What? Book review on a webcomic review site? Well honestly, I've been trying to work on an article about comic names since, um, March, and I can't get it to work. So I need something else. Plus, I like this book and I want to expose it to you. So here you go:
Book Review: Silver by Edward Chupack
I've never read Treasure Island. Hell, the most I know about it comes from, of all things, Muppet Treasure Island. So it didn't occur to me that the book named "Silver" was related to it immediately. What attracted me was the black cover with the skull and crossbones. Then I read the tag line:
"My Own Tale, As Written by Me with a Goodly Amount of Murder."
Oh I had to buy this.
This is the purported autobiography of the quintessential pirate, Long John Silver, but if you think this is merely a retelling of the Stevenson's classic, you are very wrong.

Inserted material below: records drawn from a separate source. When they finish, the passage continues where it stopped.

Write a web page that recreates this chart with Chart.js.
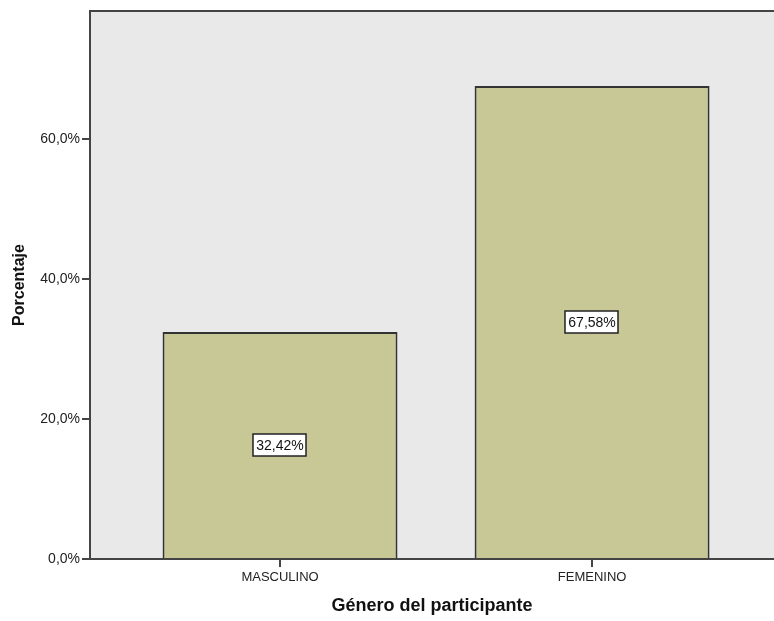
<!DOCTYPE html>
<html>
<head>
<meta charset="utf-8">
<script src="https://cdn.jsdelivr.net/npm/chart.js@4.4.1/dist/chart.umd.min.js"></script>
<style>
  html, body { margin: 0; padding: 0; background: #fff; overflow: hidden; }
  #wrap { width: 774px; height: 621px; }
</style>
</head>
<body>
<div id="wrap"><canvas id="graficoGenero"></canvas></div>
<script>
// datos del grafico
const categorias = ['MASCULINO', 'FEMENINO'];
const porcentajes = [32.42, 67.58];
const ticksY = [0, 20, 40, 60];

const fmt = (v, dec) => v.toFixed(dec).replace('.', ',') + '%';

// fondo gris del area y linea superior
const fondoPlugin = {
    id: 'fondo',
    beforeDraw(chart) {
        const { ctx, chartArea: a } = chart;
        ctx.save();
        ctx.fillStyle = '#e9e9e9';
        ctx.fillRect(a.left, a.top, a.right - a.left, a.bottom - a.top);
        ctx.strokeStyle = '#444';
        ctx.lineWidth = 2;
        ctx.beginPath();
        ctx.moveTo(a.left - 1, a.top);
        ctx.lineTo(a.right, a.top);
        ctx.stroke();
        ctx.restore();
    }
};

// etiquetas con caja blanca en el centro de cada barra
const etiquetasPlugin = {
    id: 'etiquetas',
    afterDatasetsDraw(chart) {
        const { ctx } = chart;
        const meta = chart.getDatasetMeta(0);
        ctx.save();
        ctx.font = '14px "Liberation Sans", Arial, sans-serif';
        ctx.textAlign = 'center';
        ctx.textBaseline = 'middle';
        meta.data.forEach((bar, i) => {
            const txt = fmt(porcentajes[i], 2);
            const w = ctx.measureText(txt).width + 6;
            const h = 22;
            const cx = bar.x;
            const cy = (bar.y + bar.base) / 2;
            ctx.fillStyle = '#fff';
            ctx.fillRect(Math.round(cx - w / 2), Math.round(cy - h / 2), Math.round(w), h);
            ctx.strokeStyle = '#222';
            ctx.lineWidth = 1.5;
            ctx.strokeRect(Math.round(cx - w / 2), Math.round(cy - h / 2), Math.round(w), h);
            ctx.fillStyle = '#111';
            ctx.fillText(txt, cx, cy + 1);
        });
        ctx.restore();
    }
};

const ctxGenero = document.getElementById('graficoGenero').getContext('2d');
const graficoGenero = new Chart(ctxGenero, {
    type: 'bar',
    data: {
        datasets: [{
            label: 'Porcentaje',
            data: categorias.map((c, i) => ({ x: i + 1, y: porcentajes[i] })),
            backgroundColor: '#c8c796',
            borderColor: '#333',
            borderWidth: 2,
            barPercentage: 0.753,
            categoryPercentage: 1
        }]
    },
    options: {
        responsive: true,
        maintainAspectRatio: false,
        animation: false,
        layout: { padding: { top: 11, right: 0, left: 0, bottom: 0 } },
        plugins: {
            legend: { display: false },
            tooltip: { enabled: false }
        },
        scales: {
            x: {
                type: 'linear',
                offset: false,
                min: 0.391,
                max: 2.583,
                afterBuildTicks: (scale) => {
                    scale.ticks = categorias.map((c, i) => ({ value: i + 1 }));
                },
                afterFit: (scale) => { scale.height = 62; },
                grid: {
                    offset: false,
                    drawOnChartArea: false,
                    drawTicks: true,
                    tickLength: 8,
                    color: '#444',
                    lineWidth: 2
                },
                border: { display: true, color: '#444', width: 2 },
                ticks: {
                    padding: 3,
                    color: '#222',
                    font: { family: '"Liberation Sans", Arial, sans-serif', size: 13 },
                    callback: (v) => categorias[v - 1] || ''
                },
                title: {
                    display: true,
                    text: 'Género del participante',
                    color: '#111',
                    padding: { top: 0, bottom: 4 },
                    font: { family: '"Liberation Sans", Arial, sans-serif', size: 18, weight: 'bold' }
                }
            },
            y: {
                min: 0,
                max: 78.3,
                afterBuildTicks: (scale) => {
                    scale.ticks = ticksY.map(v => ({ value: v }));
                },
                afterFit: (scale) => { scale.width = 90; },
                grid: {
                    drawOnChartArea: false,
                    drawTicks: true,
                    tickLength: 8,
                    color: '#444',
                    lineWidth: 2
                },
                border: { display: true, color: '#444', width: 2 },
                ticks: {
                    padding: 2,
                    color: '#222',
                    font: { family: '"Liberation Sans", Arial, sans-serif', size: 14 },
                    callback: (v) => fmt(v, 1)
                },
                title: {
                    display: true,
                    text: 'Porcentaje',
                    color: '#111',
                    padding: { top: 10, bottom: 0 },
                    font: { family: '"Liberation Sans", Arial, sans-serif', size: 16, weight: 'bold' }
                }
            }
        }
    },
    plugins: [fondoPlugin, etiquetasPlugin]
});
</script>
</body>
</html>
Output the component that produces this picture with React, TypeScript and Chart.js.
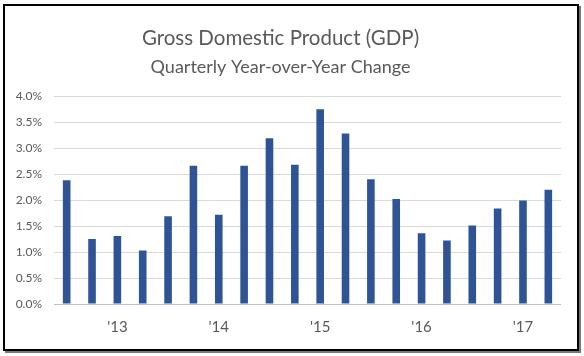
import React, { useEffect, useRef } from "react";
import { Chart, registerables } from "chart.js";

Chart.register(...registerables);

const categories = ["", "", "'13", "", "", "", "'14", "", "", "", "'15", "", "", "", "'16", "", "", "", "'17", ""];
const gdpChange = [2.38, 1.25, 1.31, 1.03, 1.69, 2.66, 1.72, 2.66, 3.19, 2.68, 3.75, 3.28, 2.4, 2.02, 1.36, 1.22, 1.51, 1.84, 1.99, 2.2];
const titleText = "Gross Domestic Product (GDP)";
const subtitleText = "Quarterly Year-over-Year Change";

export default function App() {
  const ref = useRef<HTMLCanvasElement | null>(null);
  useEffect(() => {
    document.body.style.margin = "0";
    const chart = new Chart(ref.current!, {
      type: "bar",
      data: {
        labels: categories,
        datasets: [
          {
            data: gdpChange,
            backgroundColor: "#2F5496",
            borderWidth: 0,
            barPercentage: 0.6,
            categoryPercentage: 0.5,
          },
        ],
      },
      options: {
        animation: false,
        responsive: false,
        layout: { padding: { left: 0, right: 23, top: 14, bottom: 14 } },
        plugins: {
          legend: { display: false },
          tooltip: { enabled: false },
          title: {
            display: true,
            text: titleText,
            color: "#595959",
            font: { family: "Lato", size: 20.5, weight: "normal" },
            padding: { top: 12, bottom: 6 },
          },
          subtitle: {
            display: true,
            text: subtitleText,
            color: "#595959",
            font: { family: "Lato", size: 18, weight: "normal" },
            padding: { top: 0, bottom: 18 },
          },
        },
        scales: {
          x: {
            grid: { display: false },
            border: { display: false },
            ticks: {
              autoSkip: false,
              maxRotation: 0,
              color: "#595959",
              font: { family: "Lato", size: 15 },
              padding: 6,
            },
          },
          y: {
            min: 0,
            max: 4,
            afterFit: (s: any) => {
              s.width = 54;
            },
            border: { display: false },
            grid: {
              drawTicks: false,
              color: (c: any) => (c.tick && c.tick.value === 0 ? "#BFBFBF" : "#D9D9D9"),
              lineWidth: 1,
            },
            ticks: {
              stepSize: 0.5,
              padding: 12,
              color: "#595959",
              font: { family: "Lato", size: 12 },
              callback: (v: any) => Number(v).toFixed(1) + "%",
            },
          },
        },
      },
    });
    return () => chart.destroy();
  }, []);
  return (
    <div style={{ position: "relative", width: 584, height: 356, background: "#fff" }}>
      <canvas ref={ref} width={584} height={356} style={{ position: "absolute", left: 0, top: 0 }} />
      <div
        style={{
          position: "absolute",
          left: 3,
          top: 4,
          width: 572,
          height: 343,
          border: "2px solid #000",
          boxShadow: "2px 2px 0 #777",
          pointerEvents: "none",
        }}
      />
    </div>
  );
}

The book starts by instantly dropping you into "Talk Like a Pirate Day: The Book." It's not as BAD as you might think, but you instantly know this is a pirate writing about pirate things. To read a book like that is so, different that it instantly hooked me.
The story is just what it says on the cover, the life of Long John Silver, how he got his name, and how he became a pirate to start, a story that began when he was like 12 or so. So yeah, Treasure Island is not going to show up for a LONG while.
What really stands out is the sheer realism of the piece. It's historical, rooting itself in history and setting of the period. While I'm not as versed in pirate matters as I could be, it does feel very real, and the impossible never seems to occur. I think the author took pains to make sure that what he wrote didn't seem to be pulled out of his ass, and set up each encounter and event as much as possible.
That said, he takes a great many liberties with the source material. The Treasure Island part of the book is most certainly NOT Stevenson's story, not by a long shot. Oh, they share characters and rough situations, but for the most part it is a completely different story, one that rolls better with the rest of Silver's story. At the same time, it is still the climax of the tale, and maintains it's importance in the grand scheme of things.
But if this were just a simple "autobiography" and retelling of Treasure Ilsand, it likely would only be just decent as a book. What makes it wonderful is that it's actually a mystery book, all built around the search for treasure. The mystery is presented as a series of clues and ciphers Silver sprinkles throughout his telling of his life.
In the end, the mystery is not WHERE the treasure is, but WHAT the treasure is. History buffs will likely catch on quick, but those like myself, likely won't. That doesn't really matter in the end, as Silver walks the reader through the clues step by step, like he's teaching it, and it turns out he is, after a fashion.
And the tag doesn't lie either, Silver kills a ton of people in this book, and speaks on murder and it's commission frequently and with loving detail. Still, none of this ever comes across as superhuman. He's smart as all hell, that's for sure, but often he doesn't seize on certain clues or acts until it's nearly too late. Once he knows, though, he plans quickly and executes just as well. The fact that he is captured at all is a mystery never really detailed beyond a certain point. He's not perfect, that's for sure, and it keeps him very human, and very interesting.
I happened across this book in the bargain section of Barnes and Noble, so if you happen to come across it, I recommend it. I suspect those who have read Treasure Island will be thrilled at the references that can be found, but fans of the original will be disappointed in the reworking of the original piece. For those of us who haven't read it, though, Silver is still damn good and enjoyable.